Now think carefully about these questions. I’m sure you can come up with passages in the Greek Scriptures that you might assume are talking about these things (such as Matthew 5:28, Romans 1:26, and Luke 16:19-31, among various others), but each of these passages has to be interpreted in light of what the Hebrew Scriptures actually taught.
For example, there’s no passage anywhere in the Hebrew Scriptures that I’m aware of which says desiring a woman sexually, or looking at her body with desire, is wrong (and the passage in Matthew 5:28 is only talking about men “lusting” after certain women — it doesn’t say anything about the “lust” that a woman might have towards men — so it can’t be used to condemn women at all), which means this passage has to mean something other than what Christians have commonly assumed it does.
Next, there are a couple verses in the Mosaic law which seem to imply that men shouldn’t have anal sex with other men, but even if this is what those verses are talking about (ignoring the debate about the meaning of these passages for the moment), it’s pretty obvious that there aren’t any follow-up verses talking about women lying with other women (and these verses are surrounded by other verses which spell out prohibitions for both men and women, so one can’t just say it’s implied by the verses about men), which means that Romans 1:26 has to be something other than a condemnation of sexual or romantic relations between women.
As far as a supposed afterlife goes, the Hebrew Scriptures talk about people “sleeping” in the ground rather than about the dead being conscious.

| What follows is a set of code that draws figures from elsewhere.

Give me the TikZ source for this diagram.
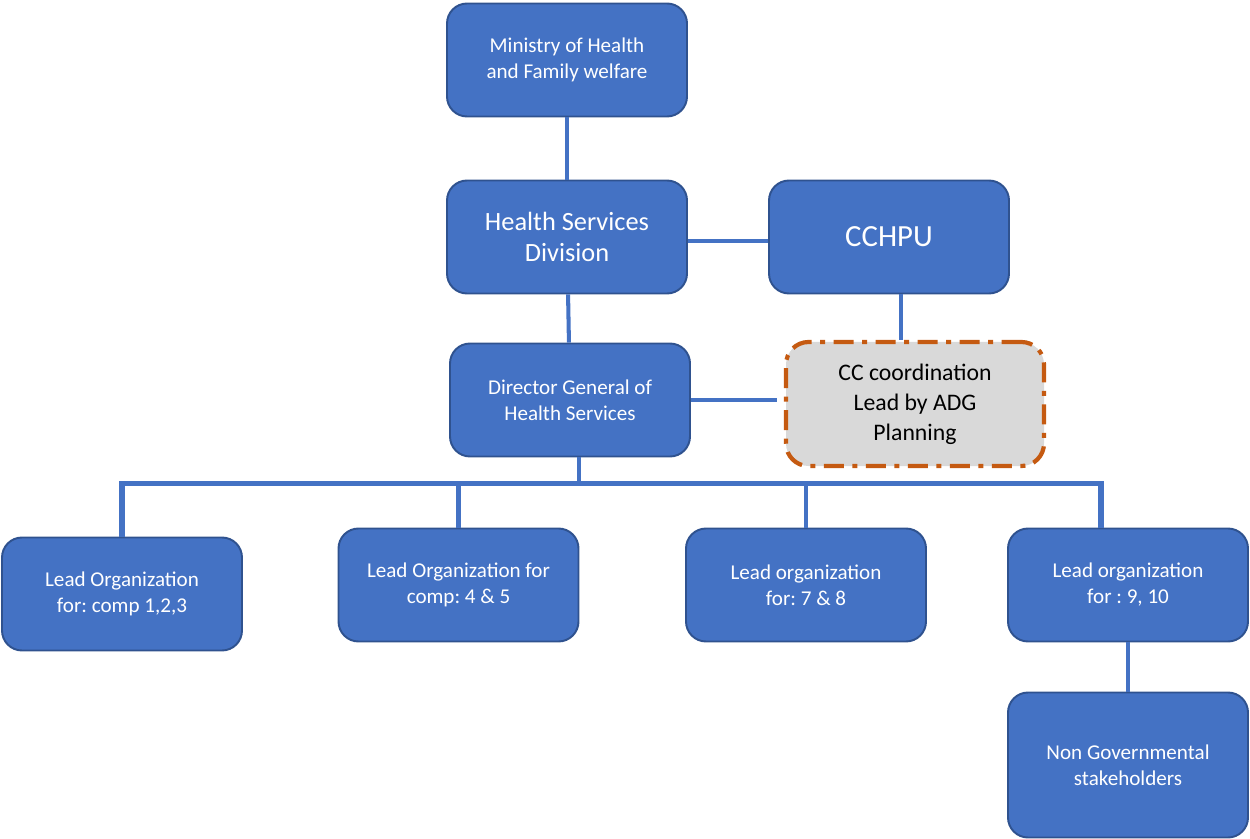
\documentclass[tikz,border=0pt]{standalone}
\usepackage{fontspec}
\setmainfont{Carlito}
\frenchspacing
\definecolor{boxblue}{HTML}{4472C4}
\definecolor{edgeblue}{HTML}{2F528F}
\definecolor{ccgray}{HTML}{D9D9D9}
\definecolor{ccorange}{HTML}{C55A11}
\begin{document}
\begin{tikzpicture}[
    unit/.style={draw=edgeblue,line width=1.1pt,fill=boxblue,rounded corners=0.4cm,
      minimum width=4.8cm,minimum height=2.26cm,text=white,align=center,
      font=\fontsize{12}{14.8}\selectfont},
    link/.style={draw=boxblue,line width=2.3pt},
    ccbox/.style={draw=ccorange,line width=2.4pt,fill=ccgray,rounded corners=0.45cm,
      dash pattern=on 0.4cm off 0.17cm on 0.1cm off 0.17cm,
      minimum width=5.16cm,minimum height=2.48cm,align=center,
      font=\fontsize{13.5}{17}\selectfont}]
  \useasboundingbox (0,0) rectangle (25,-16.78);

  \node[unit] (moh) at (11.34,-1.20) {Ministry of Health\\and Family welfare};
  \node[unit,below of=moh,node distance=3.54cm,font=\fontsize{15}{18}\selectfont] (hsd) {Health Services\\Division};
  \node[unit,right of=hsd,node distance=6.44cm,font=\fontsize{17.5}{20}\selectfont] (cchpu) {CCHPU};
  \node[unit,below of=hsd,node distance=3.26cm,xshift=0.06cm] (dghs) {Director General of\\Health Services};
  \node[ccbox] (cc) at (18.30,-8.08) {CC coordination\\Lead by ADG\\Planning};

  \node[unit] (lead1) at (2.44,-11.88) {Lead Organization\\for: comp 1,2,3};
  \node[unit] (lead2) at (9.17,-11.70) {Lead Organization for\\comp: 4 \& 5};
  \node[unit,right of=lead2,node distance=6.95cm] (lead3) {Lead organization\\for: 7 \& 8};
  \node[unit,right of=lead3,node distance=6.44cm] (lead4) {Lead organization\\for : 9, 10};
  \node[unit,minimum height=2.9cm,below of=lead4,node distance=3.6cm] (ngo) {Non Governmental\\stakeholders};

  \draw[link] (moh) -- (hsd);
  \draw[link] (hsd) -- (dghs);
  \draw[link] ([yshift=-0.08cm]hsd.east) -- ([yshift=-0.08cm]hsd.east -| cchpu.west);
  \draw[link] ([xshift=0.24cm]cchpu.south) -- ([xshift=0.24cm]cchpu.south |- cc.north);
  \draw[link] (dghs.east) -- ([xshift=-0.14cm]dghs.east -| cc.west);
  \draw[link] ([xshift=0.18cm]dghs.south) -- ++(0,-0.52) coordinate (bus);
  \draw[link,line width=3pt] (lead1.north) |- (bus);
  \draw[link,line width=3pt] ([xshift=-0.54cm]lead4.north) |- (bus);
  \draw[link] (lead2.north) -- (lead2.north |- bus);
  \draw[link] (lead3.north) -- (lead3.north |- bus);
  \draw[link] (lead4) -- (ngo);
\end{tikzpicture}
\end{document}
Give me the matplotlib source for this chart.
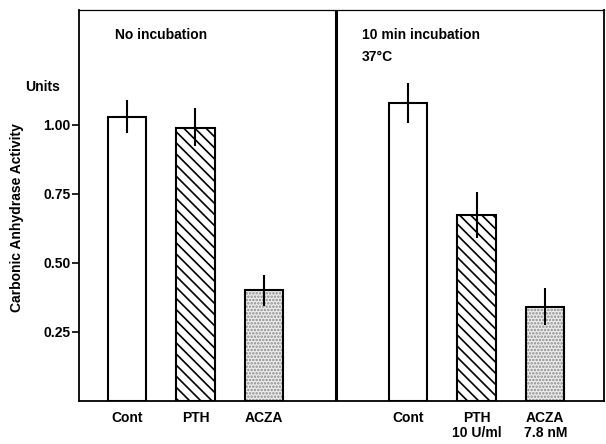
import matplotlib
matplotlib.use("Agg")
import matplotlib.pyplot as plt

plt.rcParams['font.family'] = ['Liberation Sans Narrow', 'Liberation Sans', 'DejaVu Sans']
plt.rcParams['hatch.linewidth'] = 1.2

groups = ["No incubation", "10 min incubation\n37°C"]
categories = ["Cont", "PTH", "ACZA", "Cont", "PTH\n10 U/ml", "ACZA\n7.8 nM"]
values = [1.03, 0.99, 0.40, 1.08, 0.675, 0.34]
err_low = [0.97, 0.925, 0.345, 1.005, 0.59, 0.275]
err_high = [1.09, 1.06, 0.455, 1.15, 0.755, 0.41]
yticks = [0.25, 0.50, 0.75, 1.00]
ytick_labels = ["0.25", "0.50", "0.75", "1.00"]

positions = [0.7, 1.7, 2.7, 4.8, 5.8, 6.8]
styles = ['plain', 'hatch', 'dots', 'plain', 'hatch', 'dots']

fig = plt.figure(figsize=(6.06, 4.44), dpi=100)
ax = fig.add_axes([0.130, 0.097, 0.867, 0.880])

for x, v, st in zip(positions, values, styles):
    if st == 'dots':
        ax.bar(x, v, width=0.56, color='#ededed', edgecolor='#8a8a8a', linewidth=0,
               hatch='.....', zorder=2)
        ax.bar(x, v, width=0.56, color='none', edgecolor='black', linewidth=1.5, zorder=2.5)
    elif st == 'hatch':
        ax.bar(x, v, width=0.56, color='white', edgecolor='black', linewidth=1.5,
               hatch='\\\\\\', zorder=2)
    else:
        ax.bar(x, v, width=0.56, color='white', edgecolor='black', linewidth=1.5, zorder=2)
for x, lo, hi in zip(positions, err_low, err_high):
    ax.plot([x, x], [lo, hi], color='black', linewidth=1.5, zorder=3, solid_capstyle='butt')

ax.axvline(3.75, color='black', linewidth=2.2, zorder=4)

ax.set_xlim(0, 7.66)
ax.set_ylim(0, 1.415)
ax.set_yticks(yticks)
ax.set_yticklabels(ytick_labels, fontsize=10, fontweight='bold')
ax.tick_params(axis='y', direction='out', length=5, width=1.2, pad=1)
ax.set_xticks(positions)
ax.set_xticklabels(categories, fontsize=10, fontweight='bold', linespacing=1.1)
ax.tick_params(axis='x', length=0, pad=7)
for s in ax.spines.values():
    s.set_linewidth(1.3)
ax.spines['top'].set_linewidth(0.9)

ax.text(0.53, 1.325, groups[0], fontsize=10, fontweight='bold', va='center', ha='left')
ax.text(4.13, 1.35, groups[1], fontsize=10, fontweight='bold', va='top', ha='left',
        linespacing=1.75)

fig.text(25/606, 1 - 87/444, "Units", fontsize=10, fontweight='bold', va='center', ha='left')
fig.text(17/606, 1 - 218/444, "Carbonic Anhydrase Activity", fontsize=10, fontweight='bold',
         rotation=90, va='center', ha='center')

fig.savefig("out.png", dpi=100)
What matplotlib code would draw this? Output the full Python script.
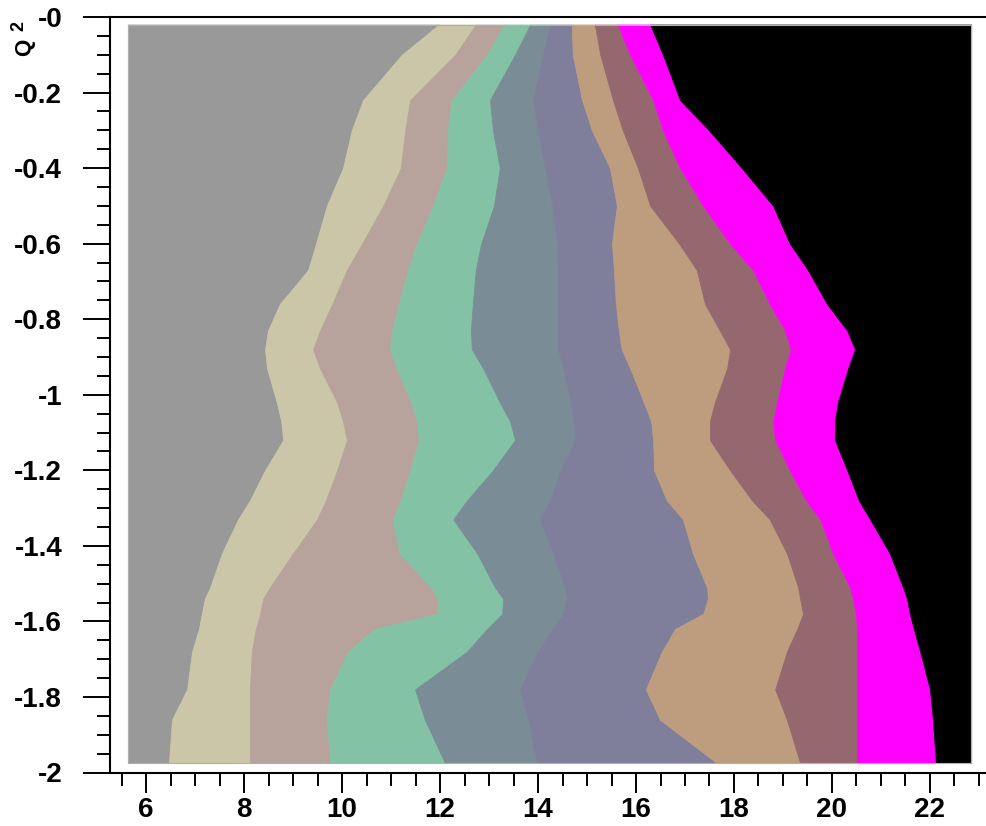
import numpy as np
import matplotlib
matplotlib.use("Agg")
import matplotlib.pyplot as plt
from matplotlib.ticker import MultipleLocator, FixedLocator

# Q^2 nodes (top -> bottom)
q2 = [-0.02, -0.10, -0.22, -0.30, -0.40, -0.50, -0.60, -0.67, -0.76, -0.83,
      -0.88, -0.93, -1.02, -1.07, -1.12, -1.20, -1.28, -1.33, -1.42, -1.51,
      -1.54, -1.58, -1.62, -1.68, -1.78, -1.86, -1.975]

x_lo = 5.63
x_hi = 22.84

# band boundaries, left to right
b1 = [11.98, 11.22, 10.43, 10.20, 10.02, 9.69, 9.47, 9.31, 8.73, 8.49,
      8.43, 8.47, 8.67, 8.76, 8.80, 8.43, 8.12, 7.88, 7.55, 7.31,
      7.20, 7.14, 7.08, 6.94, 6.84, 6.53, 6.47]
b2 = [12.73, 12.31, 11.39, 11.29, 11.20, 10.84, 10.41, 10.10, 9.80, 9.55,
      9.41, 9.55, 9.90, 10.02, 10.10, 9.90, 9.67, 9.49, 9.00, 8.53,
      8.39, 8.33, 8.24, 8.16, 8.12, 8.12, 8.12]
b3 = [13.31, 12.96, 12.24, 12.16, 12.14, 11.86, 11.53, 11.35, 11.16, 11.02,
      10.98, 11.12, 11.41, 11.53, 11.57, 11.39, 11.20, 11.04, 11.18, 11.82,
      11.96, 11.94, 10.67, 10.12, 9.76, 9.69, 9.76]
b4 = [13.84, 13.53, 13.02, 13.08, 13.22, 13.10, 12.84, 12.73, 12.67, 12.63,
      12.65, 12.88, 13.22, 13.43, 13.53, 13.08, 12.55, 12.27, 12.76, 13.12,
      13.29, 13.27, 12.96, 12.55, 11.49, 11.69, 12.10]
b5 = [14.24, 14.10, 13.90, 14.00, 14.14, 14.29, 14.39, 14.41, 14.41, 14.41,
      14.41, 14.51, 14.67, 14.73, 14.76, 14.45, 14.24, 14.04, 14.31, 14.55,
      14.59, 14.51, 14.29, 14.00, 13.63, 13.80, 13.98]
b6 = [14.69, 14.71, 14.90, 15.10, 15.47, 15.61, 15.51, 15.55, 15.59, 15.65,
      15.71, 15.88, 16.16, 16.31, 16.35, 16.37, 16.63, 16.96, 17.16, 17.45,
      17.47, 17.37, 16.80, 16.53, 16.20, 16.49, 17.65]
b7 = [15.16, 15.27, 15.53, 15.73, 16.04, 16.29, 16.88, 17.24, 17.41, 17.71,
      17.92, 17.86, 17.61, 17.51, 17.51, 17.92, 18.37, 18.73, 19.08, 19.31,
      19.35, 19.41, 19.29, 19.08, 18.84, 19.08, 19.35]
b8 = [15.63, 15.88, 16.35, 16.55, 16.90, 17.37, 17.92, 18.39, 18.73, 19.04,
      19.16, 19.04, 18.88, 18.80, 18.84, 19.14, 19.47, 19.76, 20.02, 20.37,
      20.43, 20.49, 20.51, 20.51, 20.51, 20.51, 20.51]
b9 = [16.29, 16.55, 16.90, 17.49, 18.16, 18.80, 19.14, 19.51, 19.90, 20.31,
      20.47, 20.33, 20.12, 20.06, 20.06, 20.31, 20.55, 20.78, 21.18, 21.45,
      21.53, 21.59, 21.67, 21.80, 22.00, 22.06, 22.12]

band_colors = ["#999999", "#ccc6a8", "#b7a39b", "#84c2a6", "#7a8c96",
               "#7f7f9c", "#be9c7e", "#94686e", "#ff00ff", "#000000"]

x_major = [6, 8, 10, 12, 14, 16, 18, 20, 22]
y_major = [-2, -1.8, -1.6, -1.4, -1.2, -1, -0.8, -0.6, -0.4, -0.2, 0]
y_labels = ["-2", "-1.8", "-1.6", "-1.4", "-1.2", "-1", "-0.8", "-0.6",
            "-0.4", "-0.2", "-0"]

plt.rcParams['font.family'] = ['Liberation Sans', 'DejaVu Sans']
plt.rcParams['font.weight'] = 'bold'

fig = plt.figure(figsize=(9.86, 8.26), dpi=100)
ax = fig.add_axes([110 / 986, (826 - 772.5) / 826, 876 / 986, 755.5 / 826])

q = np.array(q2)
edges = [np.full(len(q), x_lo)] + [np.array(b) for b in
                                   (b1, b2, b3, b4, b5, b6, b7, b8, b9)] + [np.full(len(q), x_hi)]
for i, c in enumerate(band_colors):
    ax.fill_betweenx(q, edges[i], edges[i + 1], facecolor=c, edgecolor=c, lw=0.6)

# thin frame around the filled area
ax.plot([x_lo, x_hi, x_hi, x_lo, x_lo], [q2[0], q2[0], q2[-1], q2[-1], q2[0]],
        color="#b0b0b0", lw=0.8)

ax.set_xlim(5.265, 23.143)
ax.set_ylim(-2, 0)

ax.xaxis.set_major_locator(FixedLocator(x_major))
ax.xaxis.set_minor_locator(MultipleLocator(0.5))
ax.yaxis.set_major_locator(FixedLocator(y_major))
ax.set_yticklabels(y_labels)
ax.yaxis.set_minor_locator(MultipleLocator(0.05))

ax.tick_params(axis='x', which='major', direction='out', length=14.5, width=1.4,
               pad=3, labelsize=20)
ax.tick_params(axis='x', which='minor', direction='out', length=9.4, width=1.4)
ax.tick_params(axis='y', which='major', direction='out', length=19.4, width=1.4,
               pad=15, labelsize=20)
ax.tick_params(axis='y', which='minor', direction='out', length=9.4, width=1.4)

ax.spines['right'].set_visible(False)
for s in ('left', 'bottom', 'top'):
    ax.spines[s].set_linewidth(1.5)

fig.text(25 / 986, 1 - 47 / 826, "Q", rotation=90, fontsize=16, fontweight='bold',
         ha='center', va='center')
fig.text(19 / 986, 1 - 26 / 826, "2", rotation=90, fontsize=13, fontweight='bold',
         ha='center', va='center')

fig.savefig("out.png", dpi=100)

There is a passage in Daniel that talks about a future resurrection to “eonian repulsion” (the word “everlasting” in less literal Bible versions needs to be read figuratively since the Hebrew word “olam” refers to a period of time with a definite beginning and end, although that’s a whole other topic), but that’s talking about people who have been resurrected from the dead, not to a never-ending conscious state of those who are still dead and are supposedly in a place called “hell.” Isaiah also talked about corpses being destroyed by worms and fire while being observed by certain people, but that was talking about dead bodies being looked upon with shame by living people here on earth at some point in the future, not to ghosts being chomped on by some sort of mystical, immortal worms or being burned (yet never consumed) by magical fire in an ethereal afterlife dimension. So assertions that Jesus was threatening His audience with never-ending torment after they die makes no sense at all when one considers the fact that nobody during “Old Testament” times had ever even been warned about such a horrific outcome (the worst consequence for sinning in the Hebrew Scriptures was simply physical death), which means one has to dig deeper to find out what it is Jesus must have actually meant by these scary-sounding threats.
There are plenty of other examples I could bring up beyond just those ones, but the above should explain what I’m getting at. Basically, to interpret the Greek Scriptures, it’s important to make sure that you understand what they mean in light of what the Hebrew Scriptures said (or didn’t say, as the case may also be).